Because Microsoft and Google retired the old way devices sign in to email, called basic authentication, where the printer just sends a stored username and password. Most office printers and scanners only know that old way, so when the switch was flicked at the email end, the printer got rejected. Nothing on the printer failed.
Can I turn the old settings back on?
No, and you shouldn't want to. Basic authentication was retired because it was the easiest way for attackers to break into business email. There is no supported setting that brings it back for good, and weakening your organisation's email security to keep a printer happy trades a real breach risk for a minor convenience.
Will re-entering the password on the printer fix it?
Only if a password change was the actual cause.

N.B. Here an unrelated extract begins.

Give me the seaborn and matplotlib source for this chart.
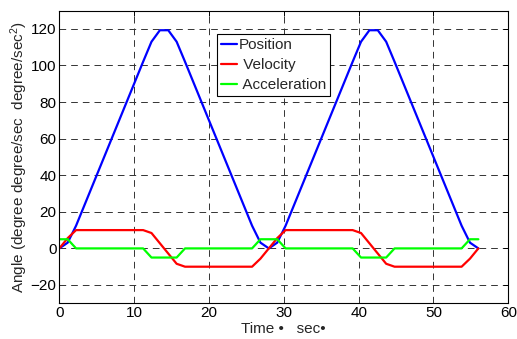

If someone recently changed the email password, update it on the printer and test. If your organisation's email no longer accepts old-style sign-in at all, a fresh password changes nothing, because the method is being rejected, not the credentials.
What's the fastest way to get scanning again today?
Scan to folder. Most machines can drop scans into a shared folder after about ten minutes of setup, and plenty of businesses keep it permanently because it beats email anyway: no attachment size limits, no inbox clutter, everything lands in one place.
Is my printer too old to fix?
Maybe. If the maker still publishes firmware updates, install them first; plenty of machines gained modern sign-in or cloud scanning that way. If the machine can't be updated and the vendor has moved on, a third-party relay or scan to folder can keep it useful for years. Replacement is the last resort, not the first.
Do I need an IT person for this, or can I do it myself?
Scan to folder and the vendor cloud scan apps are realistic DIY jobs if you're comfortable in the printer's menus. The Microsoft 365 relay options touch your email security settings, and a wrong move there affects the whole business, so if you're not sure, hand that one over. It's a small job for someone who does it every week.